恩恵をもたらしてくれる自然に、祖先の日本人は、大きな力の働きを感じ取っていた。自然界の森羅万象に大きな力の働きが存在し、我々に恵みを与えてくれると・・、しかしときには、災いを与えると・・・。
こうした日本人の自然観が即ち、素朴な日本人の神観念を生み出していくのである。
特に水への信仰は、生きていくには無くてはならないもの、生きとし生きるものを育むものとの観念があった。そして、その水を育むのは、降った雨を大地に蓄える森林の役割であることを、太古より人々は知っていた。
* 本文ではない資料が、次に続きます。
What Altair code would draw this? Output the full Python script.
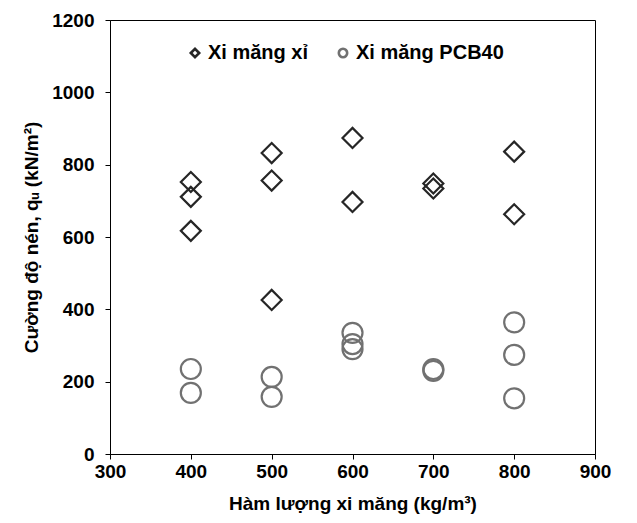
import altair as alt
import pandas as pd

series_names = ["Xi măng xỉ", "Xi măng PCB40"]

slag_x = [400, 400, 400, 500, 500, 500, 600, 600, 700, 700, 800, 800]
slag_y = [752, 711, 617, 832, 756, 426, 874, 697, 748, 734, 836, 663]

pcb_x = [400, 400, 500, 500, 600, 600, 600, 700, 700, 800, 800, 800]
pcb_y = [235, 169, 213, 158, 335, 304, 290, 235, 230, 364, 274, 154]

x_major = [300, 400, 500, 600, 700, 800, 900]
y_major = [0, 200, 400, 600, 800, 1000, 1200]

df = pd.DataFrame(
    {
        "cement": slag_x + pcb_x,
        "qu": slag_y + pcb_y,
        "series": [series_names[0]] * len(slag_x) + [series_names[1]] * len(pcb_x),
    }
)

FONT = "Liberation Sans"
W, H = 485, 434

legend = alt.Legend(
    orient="none",
    legendX=75,
    legendY=23,
    direction="horizontal",
    labelFont=FONT,
    labelFontSize=20,
    labelFontWeight="bold",
    labelColor="black",
    symbolSize=70,
    symbolStrokeWidth=2.6,
    labelOffset=3,
    columnPadding=24,
)

chart = (
    alt.Chart(df)
    .mark_point(filled=False, strokeWidth=2.2, size=400, opacity=1)
    .encode(
        x=alt.X(
            "cement:Q",
            scale=alt.Scale(domain=[300, 900], nice=False),
            axis=alt.Axis(values=x_major, labelExpr="datum.value", labelFlush=False),
            title="Hàm lượng xi măng (kg/m³)",
        ),
        y=alt.Y(
            "qu:Q",
            scale=alt.Scale(domain=[0, 1200], nice=False),
            axis=alt.Axis(values=y_major, labelExpr="datum.value", labelFlush=False),
            title="Cường độ nén, qᵤ (kN/m²)",
        ),
        shape=alt.Shape(
            "series:N",
            scale=alt.Scale(domain=series_names, range=["diamond", "circle"]),
            legend=legend,
            title="",
        ),
        stroke=alt.Stroke(
            "series:N",
            scale=alt.Scale(domain=series_names, range=["#262626", "#717171"]),
            legend=legend,
            title="",
        ),
    )
    .properties(
        width=W,
        height=H,
        autosize=alt.AutoSizeParams(type="none"),
        padding={"left": 110, "top": 20, "right": 42, "bottom": 69},
    )
    .configure_view(stroke="black", strokeWidth=1)
    .configure_axis(
        grid=False,
        domainColor="black",
        tickColor="black",
        tickSize=5,
        labelFont=FONT,
        labelFontSize=19,
        labelFontWeight="bold",
        labelColor="black",
        titleFont=FONT,
        titleFontSize=19,
        titleFontWeight="bold",
        titleColor="black",
    )
    .configure_axisX(labelPadding=3, titlePadding=13)
    .configure_axisY(labelPadding=11, titlePadding=10)
)

chart.save("out.html", embed_options={"renderer": "svg", "actions": False})
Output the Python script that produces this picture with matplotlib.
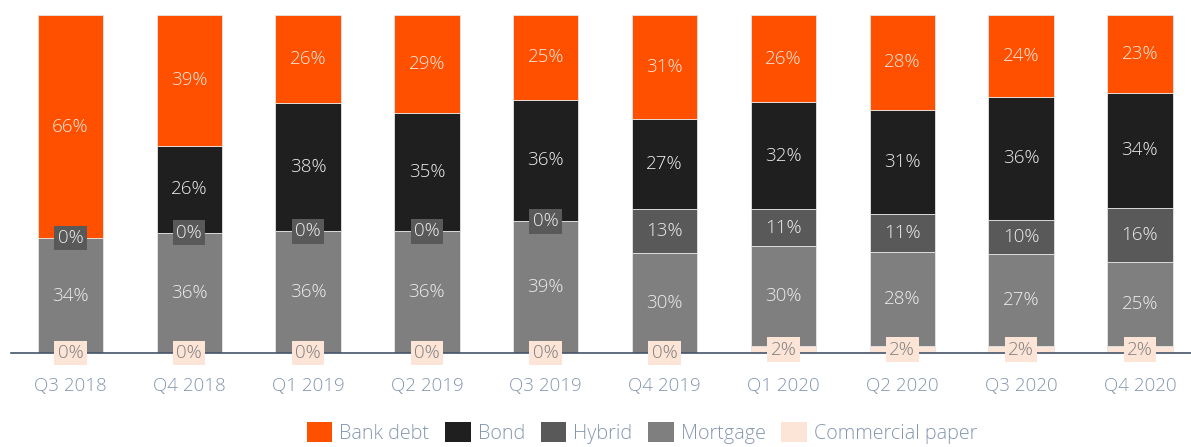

京都の貴船(きぶね)の地名の起りは、水源の神の鎮まるところ、そこは樹の生い茂った山、「樹生嶺(きふね)」だというわけである。
だから我々の祖先は、感謝こそしても、決して樹木を粗末には扱わなかった。自然がもたらす恵みに感謝しつつ、自然と共に生きて来たのである。